• **Job**: Give back exactly the lines from the one with "Write a Python" through the one with "plt.rcParams['font.family'] = ['Liberation", inclusive, without the images.

• **Records for processing**:
** BEGIN **
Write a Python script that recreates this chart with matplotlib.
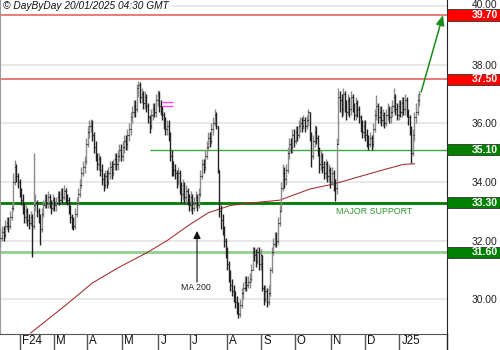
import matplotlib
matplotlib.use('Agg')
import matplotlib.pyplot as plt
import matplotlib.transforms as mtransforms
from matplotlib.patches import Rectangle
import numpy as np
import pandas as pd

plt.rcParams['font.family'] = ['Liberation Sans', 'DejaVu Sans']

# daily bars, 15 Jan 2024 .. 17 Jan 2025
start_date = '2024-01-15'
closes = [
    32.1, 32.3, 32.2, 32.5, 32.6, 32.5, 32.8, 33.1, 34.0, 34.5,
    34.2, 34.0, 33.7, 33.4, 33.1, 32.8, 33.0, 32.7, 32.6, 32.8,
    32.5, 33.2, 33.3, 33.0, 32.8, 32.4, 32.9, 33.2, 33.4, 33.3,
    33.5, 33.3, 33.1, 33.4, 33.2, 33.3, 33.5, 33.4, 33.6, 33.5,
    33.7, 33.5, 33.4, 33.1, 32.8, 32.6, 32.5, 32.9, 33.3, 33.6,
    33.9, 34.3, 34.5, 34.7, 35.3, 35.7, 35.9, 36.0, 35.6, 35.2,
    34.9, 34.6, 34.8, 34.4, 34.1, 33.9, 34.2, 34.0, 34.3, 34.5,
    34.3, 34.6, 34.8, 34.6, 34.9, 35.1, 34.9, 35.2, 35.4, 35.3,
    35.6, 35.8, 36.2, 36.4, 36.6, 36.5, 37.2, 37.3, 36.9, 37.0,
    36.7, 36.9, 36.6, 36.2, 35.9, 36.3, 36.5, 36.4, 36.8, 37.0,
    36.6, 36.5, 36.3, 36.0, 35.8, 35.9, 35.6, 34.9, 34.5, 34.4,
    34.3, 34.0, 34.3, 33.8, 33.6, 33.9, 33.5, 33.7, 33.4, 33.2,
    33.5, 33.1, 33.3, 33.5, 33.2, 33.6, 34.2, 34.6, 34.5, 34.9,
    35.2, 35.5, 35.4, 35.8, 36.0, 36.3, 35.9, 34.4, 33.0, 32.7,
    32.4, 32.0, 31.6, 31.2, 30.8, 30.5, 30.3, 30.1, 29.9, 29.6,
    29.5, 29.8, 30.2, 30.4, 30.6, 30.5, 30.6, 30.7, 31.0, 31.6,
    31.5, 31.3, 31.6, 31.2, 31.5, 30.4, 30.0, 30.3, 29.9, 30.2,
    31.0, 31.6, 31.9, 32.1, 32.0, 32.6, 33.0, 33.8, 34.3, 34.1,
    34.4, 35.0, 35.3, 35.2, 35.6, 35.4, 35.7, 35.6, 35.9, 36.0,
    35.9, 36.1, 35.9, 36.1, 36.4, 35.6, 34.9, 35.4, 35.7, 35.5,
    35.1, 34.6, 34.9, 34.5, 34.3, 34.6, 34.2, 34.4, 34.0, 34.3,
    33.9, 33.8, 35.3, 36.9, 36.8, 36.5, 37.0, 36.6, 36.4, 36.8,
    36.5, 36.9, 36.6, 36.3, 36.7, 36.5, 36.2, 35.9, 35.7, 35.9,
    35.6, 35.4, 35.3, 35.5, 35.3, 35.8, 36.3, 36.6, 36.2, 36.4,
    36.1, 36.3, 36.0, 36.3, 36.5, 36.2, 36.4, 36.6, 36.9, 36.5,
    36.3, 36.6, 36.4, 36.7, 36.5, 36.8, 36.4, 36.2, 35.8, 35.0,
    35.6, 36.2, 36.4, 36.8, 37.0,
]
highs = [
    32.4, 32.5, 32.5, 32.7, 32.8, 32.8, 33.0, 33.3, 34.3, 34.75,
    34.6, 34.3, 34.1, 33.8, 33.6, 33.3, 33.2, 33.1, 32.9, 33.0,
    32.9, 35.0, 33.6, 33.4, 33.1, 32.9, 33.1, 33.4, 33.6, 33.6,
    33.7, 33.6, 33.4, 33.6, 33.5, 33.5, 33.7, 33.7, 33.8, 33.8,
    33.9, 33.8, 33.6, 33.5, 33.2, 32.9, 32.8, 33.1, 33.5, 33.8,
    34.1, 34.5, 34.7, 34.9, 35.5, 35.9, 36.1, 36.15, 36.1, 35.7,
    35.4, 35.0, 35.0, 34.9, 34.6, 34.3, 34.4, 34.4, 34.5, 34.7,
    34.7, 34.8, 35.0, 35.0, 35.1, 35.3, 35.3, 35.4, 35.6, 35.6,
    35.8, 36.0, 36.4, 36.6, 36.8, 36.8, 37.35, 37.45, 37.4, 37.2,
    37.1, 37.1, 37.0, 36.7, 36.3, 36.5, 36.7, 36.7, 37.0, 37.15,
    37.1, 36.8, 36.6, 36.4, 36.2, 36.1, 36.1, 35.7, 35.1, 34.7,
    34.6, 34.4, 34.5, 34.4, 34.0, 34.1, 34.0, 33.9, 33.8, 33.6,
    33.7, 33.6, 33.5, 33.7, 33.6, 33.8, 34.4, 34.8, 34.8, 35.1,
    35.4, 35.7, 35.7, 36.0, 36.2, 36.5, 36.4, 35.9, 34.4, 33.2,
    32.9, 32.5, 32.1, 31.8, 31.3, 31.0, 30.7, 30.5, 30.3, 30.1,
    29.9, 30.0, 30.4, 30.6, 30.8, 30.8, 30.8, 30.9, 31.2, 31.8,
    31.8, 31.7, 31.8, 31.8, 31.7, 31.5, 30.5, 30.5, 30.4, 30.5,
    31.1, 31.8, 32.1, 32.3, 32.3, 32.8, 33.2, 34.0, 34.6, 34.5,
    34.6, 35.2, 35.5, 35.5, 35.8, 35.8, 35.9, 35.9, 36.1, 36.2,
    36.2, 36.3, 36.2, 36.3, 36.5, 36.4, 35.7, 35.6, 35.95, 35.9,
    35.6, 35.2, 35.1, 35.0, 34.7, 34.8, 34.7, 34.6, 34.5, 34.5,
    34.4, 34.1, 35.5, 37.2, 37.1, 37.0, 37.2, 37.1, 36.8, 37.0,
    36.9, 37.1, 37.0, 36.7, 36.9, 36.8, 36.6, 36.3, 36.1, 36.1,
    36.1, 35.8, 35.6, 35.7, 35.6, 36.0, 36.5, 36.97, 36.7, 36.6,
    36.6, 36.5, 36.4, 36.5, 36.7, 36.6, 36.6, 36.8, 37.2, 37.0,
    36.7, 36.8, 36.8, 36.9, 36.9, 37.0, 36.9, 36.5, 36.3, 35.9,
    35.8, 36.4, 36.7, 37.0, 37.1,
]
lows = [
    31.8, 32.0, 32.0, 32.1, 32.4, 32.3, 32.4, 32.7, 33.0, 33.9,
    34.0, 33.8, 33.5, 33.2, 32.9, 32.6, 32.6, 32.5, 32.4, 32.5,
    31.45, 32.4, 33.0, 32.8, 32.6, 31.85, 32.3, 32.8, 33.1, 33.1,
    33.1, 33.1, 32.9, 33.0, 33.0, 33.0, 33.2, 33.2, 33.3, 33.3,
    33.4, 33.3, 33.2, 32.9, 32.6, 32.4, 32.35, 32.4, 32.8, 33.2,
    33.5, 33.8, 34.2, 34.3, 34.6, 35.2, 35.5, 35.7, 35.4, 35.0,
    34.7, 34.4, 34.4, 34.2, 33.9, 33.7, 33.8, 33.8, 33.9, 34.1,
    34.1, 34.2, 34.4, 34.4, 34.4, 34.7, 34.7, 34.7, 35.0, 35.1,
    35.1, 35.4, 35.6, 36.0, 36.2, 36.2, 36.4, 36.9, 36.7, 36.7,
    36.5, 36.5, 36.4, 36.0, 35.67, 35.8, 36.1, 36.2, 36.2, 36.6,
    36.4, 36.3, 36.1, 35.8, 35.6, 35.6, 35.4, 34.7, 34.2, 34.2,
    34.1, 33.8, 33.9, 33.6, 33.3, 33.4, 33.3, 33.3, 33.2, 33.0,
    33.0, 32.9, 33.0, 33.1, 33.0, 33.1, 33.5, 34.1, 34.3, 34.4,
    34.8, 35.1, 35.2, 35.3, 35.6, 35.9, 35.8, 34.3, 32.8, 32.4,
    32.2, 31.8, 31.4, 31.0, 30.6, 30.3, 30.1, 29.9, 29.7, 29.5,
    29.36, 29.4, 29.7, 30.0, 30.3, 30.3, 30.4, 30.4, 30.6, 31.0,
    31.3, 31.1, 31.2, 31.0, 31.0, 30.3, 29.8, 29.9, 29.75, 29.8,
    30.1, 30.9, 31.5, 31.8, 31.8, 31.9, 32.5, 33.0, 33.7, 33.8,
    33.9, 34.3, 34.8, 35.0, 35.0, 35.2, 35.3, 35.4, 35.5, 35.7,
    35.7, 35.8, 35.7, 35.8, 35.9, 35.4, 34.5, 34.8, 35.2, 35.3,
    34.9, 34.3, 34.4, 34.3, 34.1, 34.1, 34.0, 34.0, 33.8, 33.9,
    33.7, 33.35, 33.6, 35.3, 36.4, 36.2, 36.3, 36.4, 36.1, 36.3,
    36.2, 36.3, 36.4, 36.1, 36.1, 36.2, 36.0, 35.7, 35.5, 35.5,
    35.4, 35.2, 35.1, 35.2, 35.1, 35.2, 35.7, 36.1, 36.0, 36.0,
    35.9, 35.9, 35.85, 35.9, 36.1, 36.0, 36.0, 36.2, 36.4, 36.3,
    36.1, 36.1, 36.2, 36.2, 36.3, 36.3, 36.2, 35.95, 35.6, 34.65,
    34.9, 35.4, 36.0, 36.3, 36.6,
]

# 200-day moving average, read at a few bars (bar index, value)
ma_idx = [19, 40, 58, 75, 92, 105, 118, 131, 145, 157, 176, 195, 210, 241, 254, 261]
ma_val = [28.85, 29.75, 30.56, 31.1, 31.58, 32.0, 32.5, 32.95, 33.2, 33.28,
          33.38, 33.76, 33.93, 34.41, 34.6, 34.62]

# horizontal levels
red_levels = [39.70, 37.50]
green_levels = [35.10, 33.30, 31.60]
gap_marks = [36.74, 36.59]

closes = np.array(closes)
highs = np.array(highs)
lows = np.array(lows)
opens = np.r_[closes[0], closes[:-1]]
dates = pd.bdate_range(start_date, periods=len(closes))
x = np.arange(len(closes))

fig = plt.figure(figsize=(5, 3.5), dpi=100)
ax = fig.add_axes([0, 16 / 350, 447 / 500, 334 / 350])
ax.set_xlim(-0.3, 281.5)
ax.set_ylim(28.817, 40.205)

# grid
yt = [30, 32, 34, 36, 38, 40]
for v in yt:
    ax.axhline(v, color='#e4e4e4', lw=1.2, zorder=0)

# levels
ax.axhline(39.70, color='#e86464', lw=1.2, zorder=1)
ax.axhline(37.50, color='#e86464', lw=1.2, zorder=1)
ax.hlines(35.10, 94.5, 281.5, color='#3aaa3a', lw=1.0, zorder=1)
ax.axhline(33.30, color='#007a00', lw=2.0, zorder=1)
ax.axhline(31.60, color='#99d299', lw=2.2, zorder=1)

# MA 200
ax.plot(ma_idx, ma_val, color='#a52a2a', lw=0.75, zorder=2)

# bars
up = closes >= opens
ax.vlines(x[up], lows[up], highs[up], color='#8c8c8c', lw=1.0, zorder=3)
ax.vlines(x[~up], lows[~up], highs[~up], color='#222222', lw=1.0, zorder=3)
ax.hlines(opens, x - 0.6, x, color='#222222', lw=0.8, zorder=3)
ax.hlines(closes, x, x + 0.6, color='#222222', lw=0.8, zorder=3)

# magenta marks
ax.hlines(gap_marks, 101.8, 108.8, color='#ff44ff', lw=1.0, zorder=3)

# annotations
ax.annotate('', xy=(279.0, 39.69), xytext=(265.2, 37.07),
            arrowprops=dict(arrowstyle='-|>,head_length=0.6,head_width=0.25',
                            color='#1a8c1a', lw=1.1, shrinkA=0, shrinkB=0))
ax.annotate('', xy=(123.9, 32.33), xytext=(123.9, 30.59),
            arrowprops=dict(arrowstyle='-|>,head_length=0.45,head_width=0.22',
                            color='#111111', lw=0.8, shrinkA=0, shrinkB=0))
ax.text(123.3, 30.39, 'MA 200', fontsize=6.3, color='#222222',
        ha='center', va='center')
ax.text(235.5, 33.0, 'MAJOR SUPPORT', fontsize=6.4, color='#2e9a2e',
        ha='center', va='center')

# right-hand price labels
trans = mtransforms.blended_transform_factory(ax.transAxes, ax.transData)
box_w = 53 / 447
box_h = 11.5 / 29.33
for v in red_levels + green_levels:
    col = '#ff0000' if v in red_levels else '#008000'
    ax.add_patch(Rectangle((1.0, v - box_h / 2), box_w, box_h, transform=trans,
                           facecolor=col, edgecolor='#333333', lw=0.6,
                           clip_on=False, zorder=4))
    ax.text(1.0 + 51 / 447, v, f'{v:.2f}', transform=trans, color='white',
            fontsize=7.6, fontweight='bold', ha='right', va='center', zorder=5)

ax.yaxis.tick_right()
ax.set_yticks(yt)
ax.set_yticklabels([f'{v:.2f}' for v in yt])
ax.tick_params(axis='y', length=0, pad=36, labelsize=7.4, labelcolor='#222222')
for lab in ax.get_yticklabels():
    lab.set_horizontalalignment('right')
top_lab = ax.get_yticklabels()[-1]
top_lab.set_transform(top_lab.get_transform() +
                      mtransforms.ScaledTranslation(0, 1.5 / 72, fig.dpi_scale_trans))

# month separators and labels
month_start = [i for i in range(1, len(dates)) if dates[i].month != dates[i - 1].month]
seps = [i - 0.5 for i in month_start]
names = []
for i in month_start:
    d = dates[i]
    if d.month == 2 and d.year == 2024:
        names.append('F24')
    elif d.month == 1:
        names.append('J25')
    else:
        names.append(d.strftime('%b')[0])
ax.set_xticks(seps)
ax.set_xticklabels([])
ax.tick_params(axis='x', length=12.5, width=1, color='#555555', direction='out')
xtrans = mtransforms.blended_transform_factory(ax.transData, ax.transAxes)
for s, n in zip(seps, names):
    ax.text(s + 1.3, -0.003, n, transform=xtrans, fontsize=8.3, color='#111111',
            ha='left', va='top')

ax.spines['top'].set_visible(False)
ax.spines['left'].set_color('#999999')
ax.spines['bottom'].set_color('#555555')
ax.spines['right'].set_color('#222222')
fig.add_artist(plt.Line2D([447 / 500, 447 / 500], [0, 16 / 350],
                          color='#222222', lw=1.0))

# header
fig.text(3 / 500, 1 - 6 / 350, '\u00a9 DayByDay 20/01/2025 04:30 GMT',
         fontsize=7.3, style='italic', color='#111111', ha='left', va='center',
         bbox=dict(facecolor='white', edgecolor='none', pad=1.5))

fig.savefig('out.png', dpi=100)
** END **
** BEGIN **
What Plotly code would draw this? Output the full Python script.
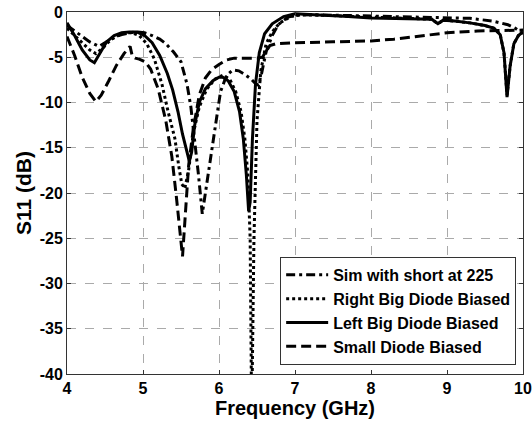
** END **
• **Solution for this problem**:
Write a Python script that recreates this chart with matplotlib.
import matplotlib
matplotlib.use('Agg')
import matplotlib.pyplot as plt
import matplotlib.transforms as mtransforms
from matplotlib.patches import Rectangle
import numpy as np
import pandas as pd

plt.rcParams['font.family'] = ['Liberation Sans', 'DejaVu Sans']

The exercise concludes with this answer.